La disponibilità dell’AI generativa ha reso chiunque capace di creare un contenuto testuale di buona qualità. Chi ama scrivere evita queste scorciatoie e preferisce confrontarsi con l’ispirazione e la creatività a “mani nude”. La scrittura è una sfida con sé stessi che merita di essere affrontata in un leale corpo a corpo.
Un modello di AI generativa è addestrato su una moltitudine di opere scritte di origine umana. La sua capacità generativa si basa sulla possibilità di combinare su base statistica contenuti preesistenti. Questo meccanismo, a prima vista, rende la capacità generativa AI diversa dall’immaginazione umana, ma ne siamo sicuri?
Recentemente ho scritto e pubblicato un racconto “Unico testimone la Luna”, esso è indubitabilmente farina del mio sacco. L’ho immaginato e scritto io, quindi è un contenuto senza dubbio originale.
Ma quale opera scritta possiamo considerare veramente originale?

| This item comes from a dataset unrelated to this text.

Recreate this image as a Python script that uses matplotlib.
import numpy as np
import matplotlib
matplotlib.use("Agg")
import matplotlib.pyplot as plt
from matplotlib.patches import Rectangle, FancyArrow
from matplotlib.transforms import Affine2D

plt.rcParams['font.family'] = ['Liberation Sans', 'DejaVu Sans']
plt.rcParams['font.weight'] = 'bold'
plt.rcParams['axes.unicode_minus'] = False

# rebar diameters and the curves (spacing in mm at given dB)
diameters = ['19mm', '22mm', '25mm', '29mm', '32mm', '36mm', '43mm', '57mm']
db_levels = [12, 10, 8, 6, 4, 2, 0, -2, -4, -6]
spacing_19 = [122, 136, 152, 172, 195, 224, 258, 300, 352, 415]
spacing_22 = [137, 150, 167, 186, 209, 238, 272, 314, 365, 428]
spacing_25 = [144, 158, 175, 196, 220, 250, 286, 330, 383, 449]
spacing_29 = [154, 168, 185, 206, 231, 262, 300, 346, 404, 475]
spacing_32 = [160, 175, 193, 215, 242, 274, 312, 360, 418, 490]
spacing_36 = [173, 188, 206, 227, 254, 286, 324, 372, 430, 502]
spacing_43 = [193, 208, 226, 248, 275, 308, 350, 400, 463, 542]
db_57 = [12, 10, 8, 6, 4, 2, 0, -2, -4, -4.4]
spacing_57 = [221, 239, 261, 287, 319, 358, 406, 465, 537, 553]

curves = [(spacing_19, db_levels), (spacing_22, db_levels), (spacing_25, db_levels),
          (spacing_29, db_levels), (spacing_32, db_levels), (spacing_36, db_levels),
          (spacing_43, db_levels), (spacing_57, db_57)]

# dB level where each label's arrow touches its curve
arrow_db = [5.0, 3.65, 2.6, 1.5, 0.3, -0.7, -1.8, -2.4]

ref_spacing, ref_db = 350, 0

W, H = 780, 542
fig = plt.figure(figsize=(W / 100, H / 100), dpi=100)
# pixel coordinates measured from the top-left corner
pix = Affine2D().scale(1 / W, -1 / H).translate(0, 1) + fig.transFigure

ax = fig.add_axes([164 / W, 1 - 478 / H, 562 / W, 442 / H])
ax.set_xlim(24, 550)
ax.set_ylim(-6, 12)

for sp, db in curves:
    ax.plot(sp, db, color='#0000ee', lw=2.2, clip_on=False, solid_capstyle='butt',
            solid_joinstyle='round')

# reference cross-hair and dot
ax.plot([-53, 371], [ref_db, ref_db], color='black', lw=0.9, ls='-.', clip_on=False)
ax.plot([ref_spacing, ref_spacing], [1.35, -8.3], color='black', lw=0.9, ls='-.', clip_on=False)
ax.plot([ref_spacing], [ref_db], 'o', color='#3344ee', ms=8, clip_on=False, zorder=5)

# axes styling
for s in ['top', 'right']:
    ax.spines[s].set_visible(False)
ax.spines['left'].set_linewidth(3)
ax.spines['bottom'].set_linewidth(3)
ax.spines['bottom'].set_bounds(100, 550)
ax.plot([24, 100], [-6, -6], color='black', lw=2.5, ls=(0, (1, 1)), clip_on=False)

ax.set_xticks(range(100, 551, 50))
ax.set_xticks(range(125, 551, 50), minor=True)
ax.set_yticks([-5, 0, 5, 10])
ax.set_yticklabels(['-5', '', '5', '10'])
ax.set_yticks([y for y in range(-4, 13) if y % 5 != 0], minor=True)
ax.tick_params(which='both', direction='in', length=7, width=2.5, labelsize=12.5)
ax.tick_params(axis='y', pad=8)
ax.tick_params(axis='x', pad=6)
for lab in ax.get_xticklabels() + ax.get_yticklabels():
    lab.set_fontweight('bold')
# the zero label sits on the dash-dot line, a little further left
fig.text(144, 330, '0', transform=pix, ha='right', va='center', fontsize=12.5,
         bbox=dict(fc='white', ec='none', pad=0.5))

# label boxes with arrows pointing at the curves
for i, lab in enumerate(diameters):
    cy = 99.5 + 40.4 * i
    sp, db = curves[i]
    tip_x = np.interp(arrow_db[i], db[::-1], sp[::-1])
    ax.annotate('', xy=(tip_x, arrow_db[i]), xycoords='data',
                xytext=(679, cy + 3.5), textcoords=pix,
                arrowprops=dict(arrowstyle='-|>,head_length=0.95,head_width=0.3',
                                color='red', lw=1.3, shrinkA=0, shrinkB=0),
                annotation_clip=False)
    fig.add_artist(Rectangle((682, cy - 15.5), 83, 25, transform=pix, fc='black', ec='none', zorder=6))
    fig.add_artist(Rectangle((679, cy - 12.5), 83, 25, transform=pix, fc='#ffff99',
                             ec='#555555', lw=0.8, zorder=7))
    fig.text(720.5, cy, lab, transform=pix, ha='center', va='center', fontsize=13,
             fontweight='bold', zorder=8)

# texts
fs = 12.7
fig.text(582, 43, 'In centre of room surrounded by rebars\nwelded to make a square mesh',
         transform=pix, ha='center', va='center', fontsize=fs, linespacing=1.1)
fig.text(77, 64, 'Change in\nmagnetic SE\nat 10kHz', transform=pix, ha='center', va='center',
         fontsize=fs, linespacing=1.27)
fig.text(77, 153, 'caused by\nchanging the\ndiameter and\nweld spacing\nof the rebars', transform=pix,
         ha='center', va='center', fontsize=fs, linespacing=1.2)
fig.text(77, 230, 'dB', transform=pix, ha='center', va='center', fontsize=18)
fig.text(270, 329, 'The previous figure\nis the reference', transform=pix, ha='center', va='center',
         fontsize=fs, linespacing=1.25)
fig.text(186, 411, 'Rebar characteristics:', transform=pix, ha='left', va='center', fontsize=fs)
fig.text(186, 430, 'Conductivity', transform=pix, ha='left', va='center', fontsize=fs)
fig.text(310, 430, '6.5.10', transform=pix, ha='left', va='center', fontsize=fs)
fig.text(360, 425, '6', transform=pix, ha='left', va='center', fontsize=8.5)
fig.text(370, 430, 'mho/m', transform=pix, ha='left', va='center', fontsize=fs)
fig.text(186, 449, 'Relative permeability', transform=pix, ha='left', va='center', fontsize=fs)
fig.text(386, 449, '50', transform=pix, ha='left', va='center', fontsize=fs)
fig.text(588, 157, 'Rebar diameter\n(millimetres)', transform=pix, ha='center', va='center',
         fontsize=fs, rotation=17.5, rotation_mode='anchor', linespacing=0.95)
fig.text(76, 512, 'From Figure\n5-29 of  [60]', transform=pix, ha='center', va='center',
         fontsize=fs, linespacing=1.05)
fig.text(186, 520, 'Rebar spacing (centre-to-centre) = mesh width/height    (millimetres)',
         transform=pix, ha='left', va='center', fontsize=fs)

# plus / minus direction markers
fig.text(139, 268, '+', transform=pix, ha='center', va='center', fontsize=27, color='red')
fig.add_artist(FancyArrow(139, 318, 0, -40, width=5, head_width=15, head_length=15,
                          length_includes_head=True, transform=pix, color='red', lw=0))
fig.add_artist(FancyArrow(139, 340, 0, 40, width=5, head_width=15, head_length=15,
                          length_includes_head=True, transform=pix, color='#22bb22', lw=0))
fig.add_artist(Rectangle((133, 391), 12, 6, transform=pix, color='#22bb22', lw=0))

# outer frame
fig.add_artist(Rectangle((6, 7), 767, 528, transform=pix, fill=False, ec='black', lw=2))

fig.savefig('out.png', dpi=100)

Con il termine originale intendiamo prodotto da qualcuno da zero, non copiato, scaturito dall’immaginazione. Ma se ci fermiamo a riflettere, ci accorgiamo che, ciò che consideriamo esclusivo frutto della nostra mente, è solo il prodotto di una lunga serie di contaminazione, suggestioni ed esperienze vissute lungo l’arco di una vita. Alla fine, ciò che scrivo non è necessariamente nuovo od inedito, ma semplicemente la combinazione conscia ed inconscia di qualcosa che ho letto, visto ed esperito fino a quel momento.
Dal punto di vista puramente generativo, forse non siamo molto diversi dall’AI. Vivendo, interagiamo con il resto del mondo ed alimentiamo un modello (mente e memoria) che influenza il nostro comportamento e la nostra creatività. Diversamente dall’AI il nostro modello è alimentato da una serie di informazioni sensoriali captate attraverso il corpo. Ciò che creiamo è sempre la sommatoria degli eventi di cui siamo testimoni o attori. L’elaborazione degli eventi sensoriali che ci hanno raggiunto, coinvolto e che alla fine ci hanno trasformato.

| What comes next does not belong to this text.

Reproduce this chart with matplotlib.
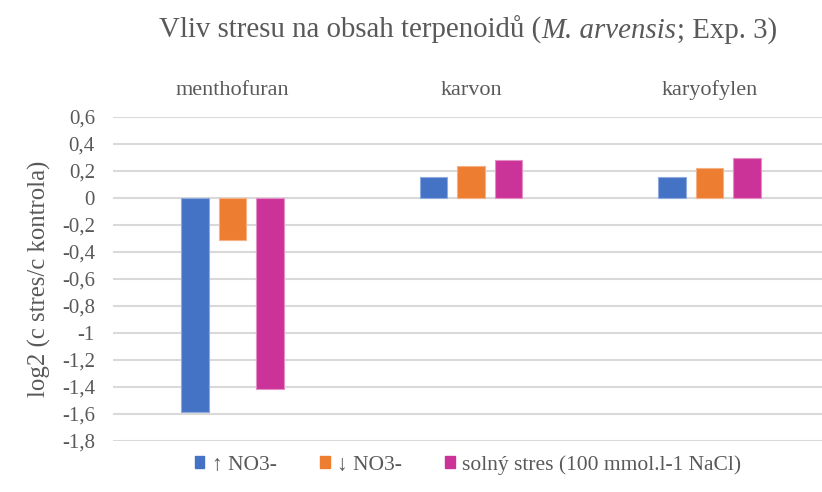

Un creativo in effetti può essere considerato una “macchina” che grazie ad una particolare sensibilità, elabora il proprio vissuto e lo reinterpreta, trasformandolo in un’opera. L’AI non ha una fisicità, non vive il mondo concreto, non raccoglie stimoli sensoriali e non sperimenta le emozioni. È un alieno che conosce l’umanità attraverso ciò che essa ha prodotto a livello letterario. Può dire di conoscerla molto bene, può persino mimarne il comportamento, impersonando qualcuno, ma non è in grado di replicarne l’essenza. Alla fine quel corpo che ci rende esseri finiti e limitati, forse rappresenta proprio il nostro vantaggio competitivo.

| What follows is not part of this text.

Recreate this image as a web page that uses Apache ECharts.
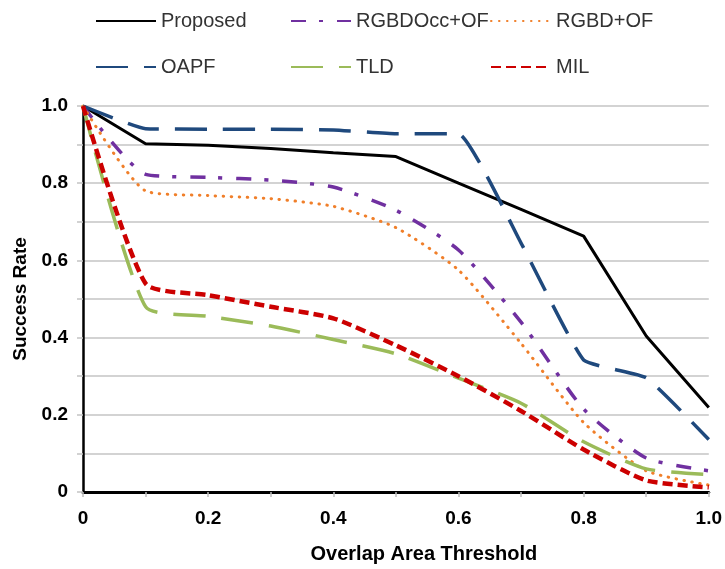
<!DOCTYPE html>
<html>
<head>
<meta charset="utf-8">
<script src="https://cdn.jsdelivr.net/npm/echarts@6/dist/echarts.min.js"></script>
<style>html,body{margin:0;padding:0;background:#fff}#c{width:725px;height:569px}</style>
</head>
<body>
<div id="c"></div>
<script>
const thresholds = [0, 0.1, 0.2, 0.3, 0.4, 0.5, 0.6, 0.7, 0.8, 0.9, 1.0];
const proposed  = [1.0, 0.902, 0.898, 0.890, 0.879, 0.869, 0.800, 0.732, 0.663, 0.404, 0.219];
const rgbdOccOf = [1.0, 0.823, 0.815, 0.808, 0.790, 0.730, 0.627, 0.440, 0.215, 0.088, 0.055];
const rgbdOf    = [1.0, 0.780, 0.768, 0.760, 0.740, 0.685, 0.575, 0.385, 0.180, 0.055, 0.018];
const oapf      = [1.0, 0.941, 0.940, 0.940, 0.938, 0.928, 0.928, 0.645, 0.342, 0.296, 0.136];
const tld       = [1.0, 0.480, 0.455, 0.430, 0.395, 0.358, 0.295, 0.230, 0.130, 0.060, 0.045];
const mil       = [1.0, 0.540, 0.510, 0.480, 0.450, 0.380, 0.300, 0.210, 0.110, 0.030, 0.012];
const seriesNames = ['Proposed', 'RGBDOcc+OF', 'RGBD+OF', 'OAPF', 'TLD', 'MIL'];
const xTitle = 'Overlap Area Threshold';
const yTitle = 'Success Rate';

const pair = arr => thresholds.map((t, i) => [t, arr[i]]);
const styles = [
  {color:'#000000', width:3, type:'solid', smooth:false},
  {color:'#7030A0', width:3.5, type:[15,13,4,14], smooth:0.2},
  {color:'#F07F2A', width:3, type:[0.5,7.5], cap:'round', smooth:0.2},
  {color:'#1F497D', width:3.5, type:[32,16], smooth:0.12},
  {color:'#9BBB59', width:3.5, type:[32,16], smooth:0.2},
  {color:'#CC0000', width:4.5, type:[10,5], smooth:0.2}
];
const dataSets = [proposed, rgbdOccOf, rgbdOf, oapf, tld, mil];

const series = seriesNames.map((n, i) => ({
  name: n, type: 'line', data: pair(dataSets[i]), symbol: 'none', showSymbol: false,
  smooth: styles[i].smooth,
  color: styles[i].color,
  lineStyle: {color: styles[i].color, width: styles[i].width, type: styles[i].type, cap: styles[i].cap || 'butt'}
}));

const legendPos = [[95,21],[290,21],[490,21],[95,67],[290,67],[490,67]];
const legends = seriesNames.map((n, i) => ({
  data: [n], left: legendPos[i][0], top: legendPos[i][1] - 12, padding: 0,
  itemWidth: 60, itemHeight: 14, itemGap: 0,
  itemStyle: {opacity: 0},
  textStyle: {fontFamily: '"Liberation Sans", Arial, sans-serif', fontSize: 20, color: '#333333', lineHeight: 24}
}));

const fmt = v => {
  const k = Math.round(v * 10);
  if (k % 2 !== 0) return '';
  return k === 0 ? '0' : (k / 10).toFixed(1);
};

const chart = echarts.init(document.getElementById('c'), null, {renderer: 'canvas'});
chart.setOption({
  animation: false,
  backgroundColor: '#ffffff',
  legend: legends,
  grid: {left: 83, right: 13, top: 106, bottom: 74},
  xAxis: {
    type: 'value', min: 0, max: 1, interval: 0.1,
    name: xTitle, nameLocation: 'middle', nameGap: 52,
    nameTextStyle: {fontFamily: '"Liberation Sans", Arial, sans-serif', fontWeight: 'bold', fontSize: 20, color: '#000', padding: [0,0,0,56]},
    axisLine: {lineStyle: {color: '#000', width: 3}},
    axisTick: {show: true, length: 5, lineStyle: {color: '#bdbdbd', width: 1.5}},
    axisLabel: {formatter: fmt, margin: 17, fontFamily: '"Liberation Sans", Arial, sans-serif', fontWeight: 'bold', fontSize: 19, color: '#000'},
    splitLine: {show: false}
  },
  yAxis: {
    type: 'value', min: 0, max: 1, interval: 0.1,
    name: yTitle, nameLocation: 'middle', nameGap: 52,
    nameTextStyle: {fontFamily: '"Liberation Sans", Arial, sans-serif', fontWeight: 'bold', fontSize: 19, color: '#000'},
    axisLine: {show: true, lineStyle: {color: '#000', width: 2.5}},
    axisTick: {show: true, length: 6, lineStyle: {color: '#c4c4c4', width: 1.5}},
    axisLabel: {formatter: fmt, margin: 15, fontFamily: '"Liberation Sans", Arial, sans-serif', fontWeight: 'bold', fontSize: 19, color: '#000'},
    splitLine: {show: true, lineStyle: {color: '#c4c4c4', width: 1.5}}
  },
  series: series
});
</script>
</body>
</html>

Leggendo un libro è spontaneo domandarsi quanto ci sia di autobiografico dell’autore. Io sono dell’idea che in un’opera c’è inevitabilmente sempre tutta la vita intera dell’autore. Non in senso stretto di accadimenti, ma nel significato che l’opera racchiude in sé. Per questo trovo molto più interessante indagare sui motivi che hanno messo in moto quella macchina e che, attraverso un processo di trasformazione, ha dato vita a quell’opera. L’AI, non potendo provare emozioni, non è in grado di mettere in moto questo processo. Il significato forse è la chiave di tutto. L’AI può generare poesia, ma non è in grado di coglierne il significato e quindi non ne subisce l’effetto. Può decifrare la metrica e farne la parafrasi, ma non è in grado di emozionarsi per la sua bellezza.
Forse fino a quando l’AI sarà incapace di provare stupore di fronte ad un panorama, godremo del vantaggio di essere umani.